Dopant-Induced Slow Spin Relaxation in CsPbBr<sub>3</sub> Perovskite Nanocrystals
Hui–Ming Cheng, Jing Leng, Fengke Sun, Shengli Zhao, Jianbo Tang, Kaifeng Wu, Jiming Bian, Shengye Jin
Abstract
Lead halide perovskites comprise a class of materials holding great promise for spin-related applications due to their strong spin–orbital coupling (SOC) effect. However, the strong SOC also shortens the lifetime of spin states and thus limits their further application. Herein we take Bi-doped CsPbBr3 perovskite nanocrystals (NCs) as an example material to study how metal doping can affect the spin-relaxation process, by using circularly polarized transient absorption (TA) spectroscopy.
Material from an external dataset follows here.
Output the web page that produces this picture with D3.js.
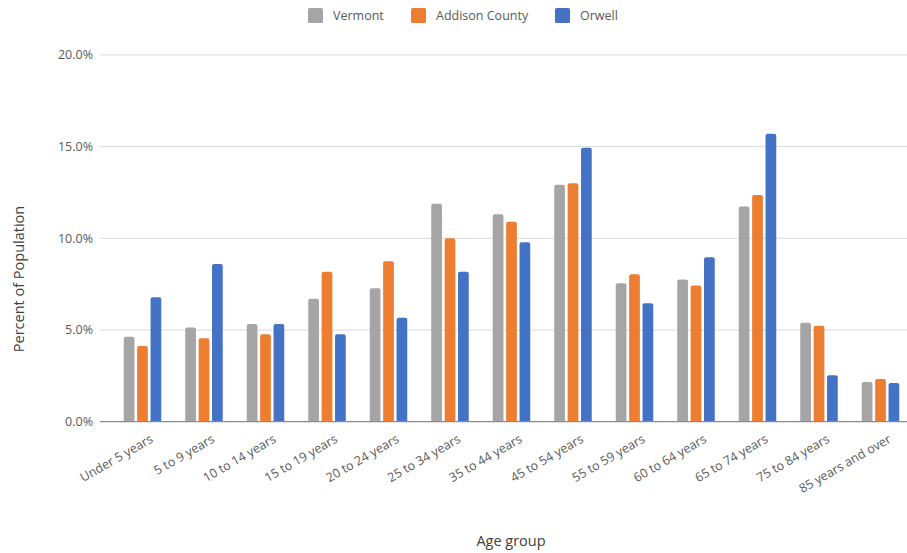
<!DOCTYPE html>
<html><head><meta charset="utf-8">
<script src="https://cdn.jsdelivr.net/npm/d3@7"></script>
<style>body{margin:0;background:#fff}svg{display:block;font-family:"Open Sans",sans-serif}</style>
</head><body><svg id="c" width="907" height="553"></svg>
<script>
const categories = ["Under 5 years","5 to 9 years","10 to 14 years","15 to 19 years","20 to 24 years","25 to 34 years","35 to 44 years","45 to 54 years","55 to 59 years","60 to 64 years","65 to 74 years","75 to 84 years","85 years and over"];
const seriesNames = ["Vermont","Addison County","Orwell"];
const vermont = [4.63,5.13,5.33,6.71,7.27,11.89,11.31,12.92,7.55,7.76,11.74,5.40,2.16];
const addison = [4.13,4.55,4.77,8.18,8.75,10.0,10.9,13.0,8.04,7.42,12.36,5.23,2.33];
const orwell = [6.78,8.60,5.33,4.77,5.67,8.18,9.78,14.94,6.46,8.96,15.7,2.53,2.11];
const yTicks = [0,5,10,15,20];
const colors = ["#A5A5A5","#ED7D31","#4472C4"];
const seriesVals = [vermont, addison, orwell];

const svg = d3.select("#c");
const y = d3.scaleLinear().domain([0,20]).range([421.7,54.9]);
const x0 = d3.scaleBand().domain(categories).range([111.75,911.25]).padding(0);
const x1 = d3.scaleBand().domain(seriesNames).range([0,37.5]).paddingInner(0.2).paddingOuter(0);
const groupOff = (x0.bandwidth()-37.5)/2;

// gridlines
svg.append("g").selectAll("line").data(yTicks.filter(d=>d>0)).join("line")
  .attr("x1",100).attr("x2",907).attr("y1",d=>y(d)).attr("y2",d=>y(d))
  .attr("stroke","#d9d9d9").attr("stroke-width",1);

// y labels
svg.append("g").selectAll("text").data(yTicks).join("text")
  .attr("x",93).attr("y",d=>y(d)).attr("dy","0.35em").attr("text-anchor","end")
  .attr("font-size",12.5).attr("fill","#595959").text(d=>d.toFixed(1)+"%");

// bars
function topRounded(x, yTop, w, h, r){
  r = Math.min(r, h);
  return `M${x},${yTop+h}V${yTop+r}Q${x},${yTop} ${x+r},${yTop}H${x+w-r}Q${x+w},${yTop} ${x+w},${yTop+r}V${yTop+h}Z`;
}
const g = svg.append("g");
categories.forEach((cat,i)=>{
  seriesNames.forEach((s,j)=>{
    const v = seriesVals[j][i];
    const bx = x0(cat)+groupOff+x1(s);
    g.append("path").attr("d", topRounded(bx, y(v), x1.bandwidth(), y(0)-y(v), 2))
      .attr("fill", colors[j]);
  });
});

// baseline
svg.append("line").attr("x1",100).attr("x2",907).attr("y1",y(0)).attr("y2",y(0))
  .attr("stroke","#8c8c8c").attr("stroke-width",1.2);

// x labels
svg.append("g").selectAll("text").data(categories).join("text")
  .attr("transform",d=>`translate(${x0(d)+x0.bandwidth()/2+7},${434}) rotate(-30)`)
  .attr("text-anchor","end").attr("dy","0.7em").attr("font-size",12.5).attr("fill","#595959").text(d=>d);

// axis titles
svg.append("text").attr("x",511).attr("y",546).attr("text-anchor","middle")
  .attr("font-size",14.5).attr("fill","#404040").text("Age group");
svg.append("text").attr("transform","translate(24,279) rotate(-90)").attr("text-anchor","middle")
  .attr("font-size",14.5).attr("fill","#404040").text("Percent of Population");

// legend
const legX = [308, 411, 555];
const lg = svg.append("g");
seriesNames.forEach((s,j)=>{
  lg.append("rect").attr("x",legX[j]).attr("y",8).attr("width",15).attr("height",15).attr("rx",1.5).attr("fill",colors[j]);
  lg.append("text").attr("x",legX[j]+25).attr("y",16).attr("dy","0.35em")
    .attr("font-size",12.5).attr("fill","#595959").text(s);
});
</script></body></html>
We demonstrate that in undoped CsPbBr3 NCs the spin relaxation is governed by the electron–hole exchange (EHE) mechanism and in doped NCs the Bi-dopants significantly slow down the spin relaxation by creating an ultrafast (∼0.13 ps) hole trapping process and thus disturbing the EHE spin de-coherent process. By tuning the Bi-doping ratio, the spin-relaxation time in doped NCs is prolonged to ∼24.6 ps, much longer than that (∼4.4 ps) in undoped NCs. Our finding suggests that doping a metal element is an effective way to tune the spin relaxation in perovskites NCs and likely also in many other types of quantum-confined NCs.